Self-supported electrocatalysts of tantalum-based nitrides developed through precursor derived route for hydrogen evolution
RAVI K. 1, MUKKAVILLI R. 1, THIYAGARAJAN G. 1, B R A. 1, GRAF D. 2, FISCHER T. 2, WILHELM M. 2, CHRISTIANSEN S. 3, MATHUR s. 2
1 Indian Institute of Technology Madras, Chennai, India; 2 University of Cologne, Cologne, Germany; 3 Fraunhofer IKTS, Dresden, Germany
Nano structuring Self-Supported Electrocatalysts (SSE’s) as an efficient alternative to the conventional drop casted electrodes which suffer from poor stability & adhesion along with expensive cost due to the binders involved is the way forward to realise lab-to-fab transfer of earth abundant electrocatalysts.
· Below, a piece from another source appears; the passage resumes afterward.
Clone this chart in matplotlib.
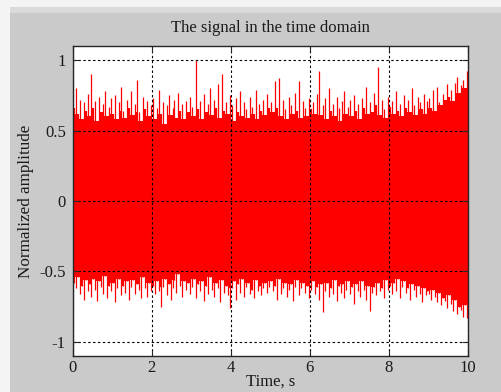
"""
Time-domain view of the normalized signal (min/max per 50 ms bin).
"""
import numpy as np
import matplotlib.pyplot as plt
from matplotlib.patches import Rectangle

plt.rcParams['font.family'] = ['Liberation Serif', 'DejaVu Serif']
plt.rcParams['font.size'] = 12

# Signal duration and bin width, s
duration = 10.0
bin_width = 0.05

# Per-bin maximum of the normalized signal (200 bins, 0..10 s)
peak_hi = [
    0.66, 0.80, 0.62, 0.72, 0.58, 0.70, 0.64, 0.76, 0.60, 0.90, 0.66, 0.71, 0.57, 0.74, 0.63, 0.69, 0.78, 0.60, 0.67, 0.73,
    0.62, 0.75, 0.58, 0.70, 0.81, 0.64, 0.59, 0.72, 0.66, 0.78, 0.61, 0.69, 0.86, 0.63, 0.57, 0.74, 0.65, 0.71, 0.60, 0.68,
    0.73, 0.58, 0.66, 0.79, 0.62, 0.70, 0.55, 0.68, 0.75, 0.61, 0.66, 0.72, 0.59, 0.77, 0.64, 0.69, 0.58, 0.71, 0.63, 0.74,
    0.67, 0.60, 1.00, 0.65, 0.71, 0.58, 0.76, 0.63, 0.69, 0.80, 0.61, 0.72, 0.66, 0.83, 0.59, 0.90, 0.64, 0.70, 0.62, 0.75,
    0.68, 0.57, 0.73, 0.63, 0.78, 0.60, 0.70, 0.65, 0.59, 0.74, 0.67, 0.62, 0.79, 0.58, 0.69, 0.64, 0.72, 0.61, 0.76, 0.66,
    0.70, 0.63, 0.85, 0.66, 0.87, 0.60, 0.72, 0.65, 0.58, 0.74, 0.68, 0.62, 0.77, 0.64, 0.85, 0.59, 0.71, 0.66, 0.60, 0.73,
    0.65, 0.70, 0.62, 0.76, 0.92, 0.61, 0.68, 0.73, 0.58, 0.80, 0.64, 0.69, 0.60, 0.74, 0.66, 0.57, 0.71, 0.78, 0.62, 0.67,
    0.72, 0.60, 0.75, 0.64, 0.69, 0.58, 0.73, 0.66, 0.81, 0.62, 0.70, 0.63, 0.77, 0.68, 0.95, 0.61, 0.72, 0.65, 0.59, 0.74,
    0.67, 0.71, 0.62, 0.78, 0.64, 0.69, 0.60, 0.75, 0.66, 0.72, 0.63, 0.80, 0.68, 0.61, 0.74, 0.70, 0.65, 0.76, 0.62, 0.71,
    0.73, 0.66, 0.79, 0.64, 0.81, 0.70, 0.68, 0.76, 0.72, 0.83, 0.74, 0.79, 0.71, 0.84, 0.88, 0.77, 0.82, 0.86, 0.80, 0.92,
]

# Per-bin minimum of the normalized signal
peak_lo = [
    -0.58, -0.62, -0.54, -0.66, -0.60, -0.70, -0.56, -0.64, -0.59, -0.68, -0.55, -0.63, -0.71, -0.57, -0.61, -0.66, -0.53, -0.69, -0.60, -0.64,
    -0.58, -0.72, -0.62, -0.55, -0.67, -0.60, -0.65, -0.57, -0.70, -0.61, -0.56, -0.66, -0.59, -0.63, -0.69, -0.54, -0.62, -0.68, -0.58, -0.64,
    -0.60, -0.66, -0.57, -0.64, -0.75, -0.61, -0.55, -0.67, -0.59, -0.70, -0.62, -0.56, -0.65, -0.52, -0.60, -0.68, -0.57, -0.63, -0.58, -0.66,
    -0.61, -0.55, -0.69, -0.59, -0.64, -0.57, -0.71, -0.60, -0.66, -0.54, -0.63, -0.68, -0.58, -0.62, -0.72, -0.56, -0.65, -0.60, -0.67, -0.76,
    -0.62, -0.57, -0.70, -0.59, -0.65, -0.55, -0.68, -0.61, -0.58, -0.66, -0.63, -0.69, -0.56, -0.64, -0.60, -0.67, -0.62, -0.58, -0.65, -0.61,
    -0.57, -0.64, -0.60, -0.70, -0.55, -0.66, -0.62, -0.58, -0.68, -0.63, -0.59, -0.71, -0.61, -0.56, -0.67, -0.62, -0.58, -0.65, -0.60, -0.69,
    -0.63, -0.57, -0.66, -0.61, -0.70, -0.59, -0.79, -0.64, -0.58, -0.68, -0.62, -0.66, -0.56, -0.71, -0.60, -0.65, -0.59, -0.69, -0.63, -0.57,
    -0.66, -0.61, -0.73, -0.59, -0.64, -0.68, -0.57, -0.63, -0.70, -0.60, -0.78, -0.65, -0.61, -0.67, -0.58, -0.64, -0.62, -0.69, -0.56, -0.63,
    -0.60, -0.66, -0.58, -0.64, -0.55, -0.69, -0.61, -0.57, -0.65, -0.62, -0.70, -0.59, -0.63, -0.68, -0.60, -0.66, -0.72, -0.62, -0.67, -0.64,
    -0.66, -0.70, -0.63, -0.68, -0.72, -0.65, -0.74, -0.69, -0.71, -0.76, -0.67, -0.73, -0.78, -0.70, -0.80, -0.75, -0.77, -0.82, -0.74, -0.83,
]

x_ticks = [0, 2, 4, 6, 8, 10]
y_ticks = [-1, -0.5, 0, 0.5, 1]
y_tick_labels = ['-1', '-0.5', '0', '0.5', '1']

W, H = 501, 392
fig = plt.figure(figsize=(W / 100, H / 100), dpi=100, facecolor='#cacaca')

# window chrome: toolbar strip on top, light border on the left
fig.add_artist(Rectangle((0, 1 - 7 / H), 1, 7 / H, transform=fig.transFigure,
                         facecolor='#f4f4f4', edgecolor='none', zorder=0))
fig.add_artist(Rectangle((0, 1 - 13 / H), 1, 6 / H, transform=fig.transFigure,
                         facecolor='#dadada', edgecolor='none', zorder=0))
fig.add_artist(Rectangle((0, 0), 10 / W, 1 - 7 / H, transform=fig.transFigure,
                         facecolor='#f4f4f4', edgecolor='none', zorder=0))

ax = fig.add_axes([72.7 / W, 1 - 356 / H, (468 - 72.7) / W, (356 - 46) / H])
ax.set_facecolor('white')

hi = np.asarray(peak_hi)
lo = np.asarray(peak_lo)
centers = (np.arange(len(hi)) + 0.5) * bin_width

# solid body: the lower of neighbouring peaks, so every peak stands out as a thin spike
pad_hi = np.concatenate(([hi[0]], hi, [hi[-1]]))
pad_lo = np.concatenate(([lo[0]], lo, [lo[-1]]))
body_hi = np.minimum(np.minimum(pad_hi[:-2], pad_hi[1:-1]), pad_hi[2:])
body_lo = np.maximum(np.maximum(pad_lo[:-2], pad_lo[1:-1]), pad_lo[2:])
edges = np.arange(len(hi) + 1) * bin_width
ax.fill_between(edges, np.append(body_lo, body_lo[-1]), np.append(body_hi, body_hi[-1]),
                step='post', color='red', linewidth=0, zorder=2)
ax.vlines(centers, lo, hi, color='red', linewidth=0.9, zorder=2)

ax.set_xlim(0, duration)
ax.set_ylim(-1.1, 1.1)
ax.set_xticks(x_ticks)
ax.set_yticks(y_ticks)
ax.set_yticklabels(y_tick_labels)

ax.grid(True, color='black', linestyle=(0, (2.2, 2.2)), linewidth=0.8, zorder=3)
ax.set_axisbelow(False)
ax.tick_params(direction='in', length=4, width=0.8, top=True, right=True,
               colors='#262626', labelcolor='#1a1a1a', pad=5)
ax.tick_params(axis='x', pad=3)
for spine in ax.spines.values():
    spine.set_linewidth(1.0)
    spine.set_color('#262626')
    spine.set_zorder(4)

ax.set_title('The signal in the time domain', color='#1a1a1a', fontsize=12, pad=10)
ax.set_xlabel('Time, s', color='#1a1a1a', labelpad=-1.5)
ax.set_ylabel('Normalized amplitude', color='#1a1a1a', fontsize=12.3, labelpad=4)

fig.savefig('out.png', dpi=100, facecolor=fig.get_facecolor())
In this regard, Tantalum nitride by virtue of its near zero hydrogen Gibbs adsorption free energy was chosen to develop SSE’s. The corresponding nitrides were developed using Chemical Vapor deposition and Vacuum annealing on Nickel foam and Tantalum foil respectively. The overall objective was to eliminate two major detrimental factors that can result in poor hydrogen kinetics: oxygen and high temperature processing. In the first part, vacuum annealing of Ta and Nitrogen sources (melamine / thiourea) was carried out at (1000 °C). which resulted in mixed phases of TaCN/TaN/Ta foil. At a fixed over potential of 350 mV vs RHE, Ta / thiourea delivered 8 mA/cm2, whereas only 0.8 mA/cm2 was obtained with Ta/melamine. Due to the presence of Ta-S bonds on the surface as exemplified by the XRD and EDS studies, catalyst using thiourea as the nitrogen source exhibited better electrocatalytic performance compared to the catalyst obtained using melamine. However, Lack of composition and thickness control necessitated development of single source precursors which can be later deposited on highly porous and conducting nickel foam. To achieve this, Chemical vapor deposition (CVD) of tantalum precursor, tris(diethylamino)(ethylimino)tantalum(V), ([Ta(NEt)(NEt2)3]) with preformed Ta–N bonds was grown on nickel foam. The morphological analysis revealed the formation of thin film of core–shell structured TaNx(Oy) coating (ca. 236 nm) on NF. In 0.5 M H2SO4, TaNx(Oy)/NF exhibited enhanced HER activity with a low onset potential as compared to the bare NF (−50 mV vs. −166 mV). The TaNx(Oy)/NF samples also displayed higher current density (−11.08 mA cm−2vs. −3.36 mA cm−2 at 400 mV), lower Tafel slope (151 mV dec−1vs. 179 mV dec−1) and lower charge transfer resistance exemplifying the advantage of TaNx(Oy) coating towards enhanced HER performance. The enhanced HER catalytic activity was attributed to the synergistic effect between the amorphous TaNx(Oy) film and the nickel foam.